Summary: Optimize HTML parser entity names table by omitting semicolons
Product: WebKit Reporter: Ahmad Saleem <ahmad.saleem792>
Component: DOMAssignee: Darin Adler <darin>
Status: RESOLVED FIXED    
Severity: Normal CC: cdumez, darin, webkit-bug-importer
Priority: P2 Keywords: InRadar
Version: Safari Technology Preview   
Hardware: Unspecified   
OS: Unspecified   
Bug Depends on: 250640    
Bug Blocks:    

Description Ahmad Saleem 2023-03-03 16:42:44 PST
Hi Team,

While merging blink commit in bug 250640 as PR below:

https://github.com/WebKit/WebKit/pull/10888

Darin's suggested that we should look for future optimization as Blink's comment mentioned to remove 'semi-colon' storage in array:

 # Reuse substrings from earlier entries. This saves 1-2000
    # characters, but it's O(n^2) and not very smart. The optimal
    # solution has to solve the "Shortest Common Superstring" problem
    # and that is NP-Complete or worse.
    #
    # This would be even more efficient if we didn't store the
    # semi-colon in the array but as a bit in the entry.

__________

I am just creating this to explore it in future to fix this bug as well.

If someone can guide, I am happy to look into it and if someone else can grab and do it quickly. I am happy as well.

_________

Darin's comment for safe-keeping:

'''This is a very good point. It would be useful to continue with this optimization and remove the semicolons from the array.
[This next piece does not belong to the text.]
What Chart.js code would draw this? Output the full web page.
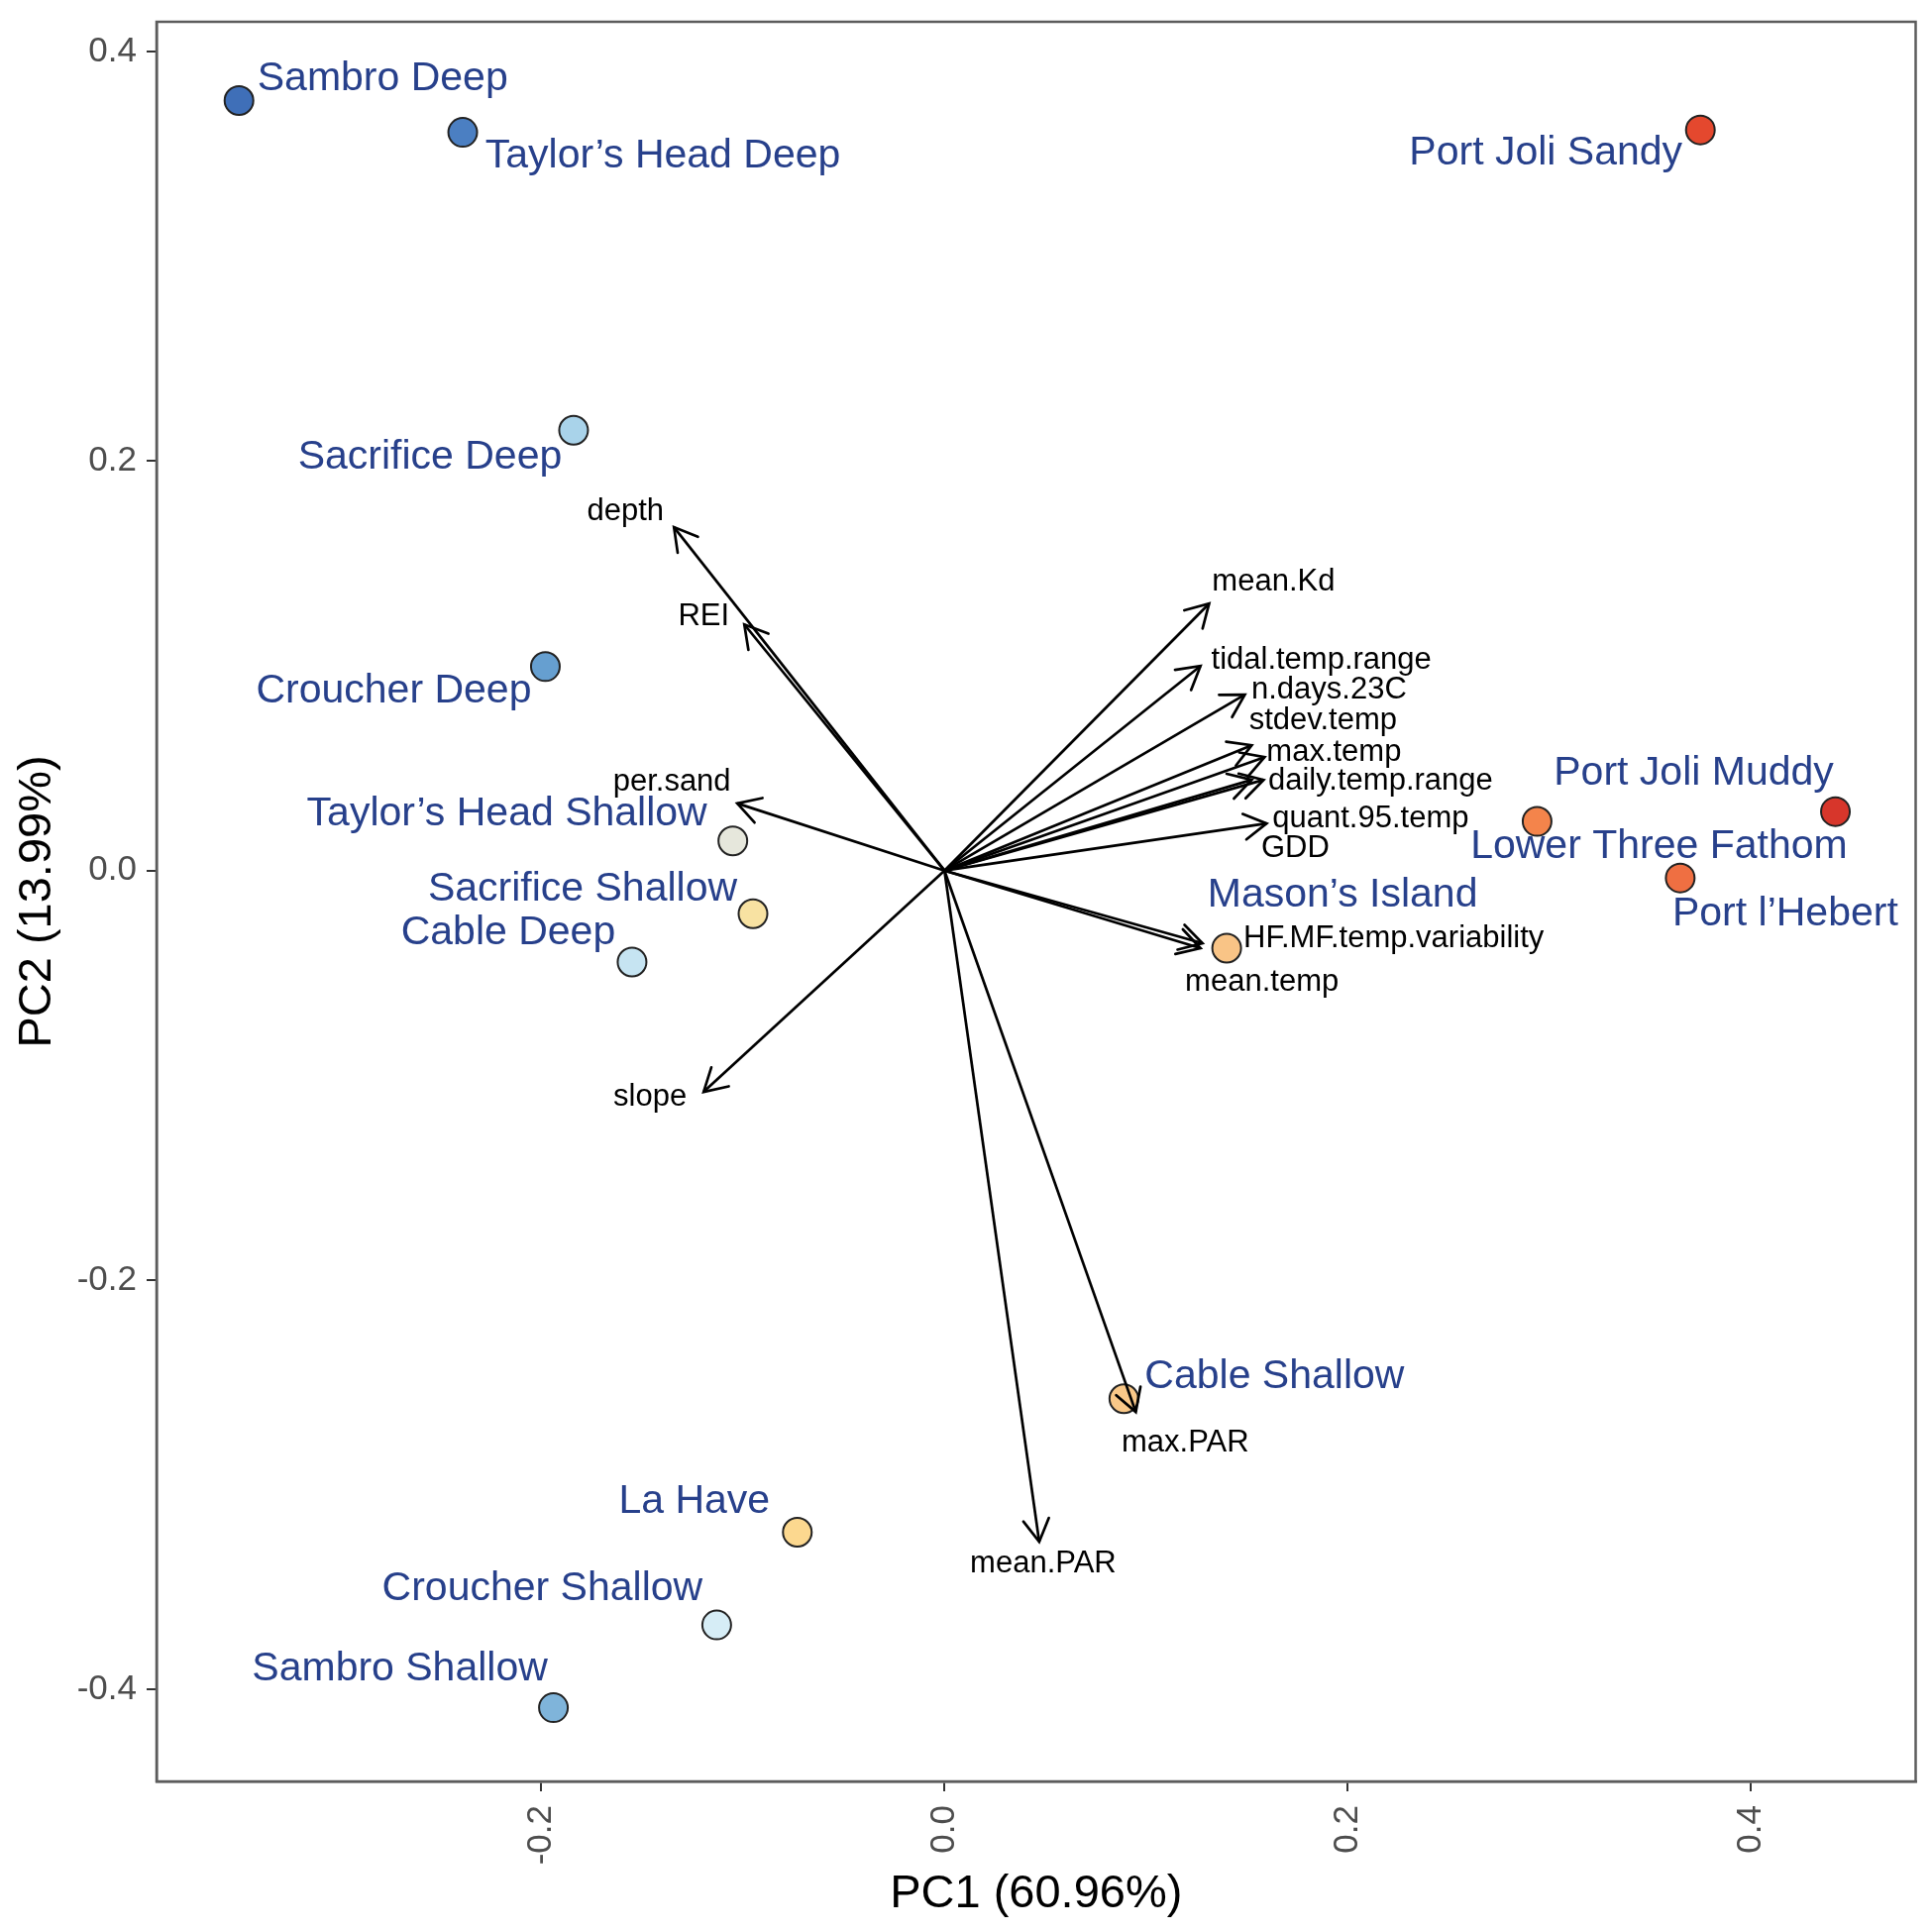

I am almost certain this could be done with no performance impact.'''

___________

Just wanted to raise this bug.

Thanks!
Comment 1 Radar WebKit Bug Importer 2023-03-05 15:44:19 PST
<rdar://problem/106264459>
Comment 2 Darin Adler 2023-03-05 16:02:51 PST
Pull request: https://github.com/WebKit/WebKit/pull/11089
Comment 3 EWS 2023-03-15 22:41:28 PDT
Committed 261734@main (3483dcf98d88): <https://commits.webkit.org/261734@main>

Reviewed commits have been landed. Closing PR #11089 and removing active labels.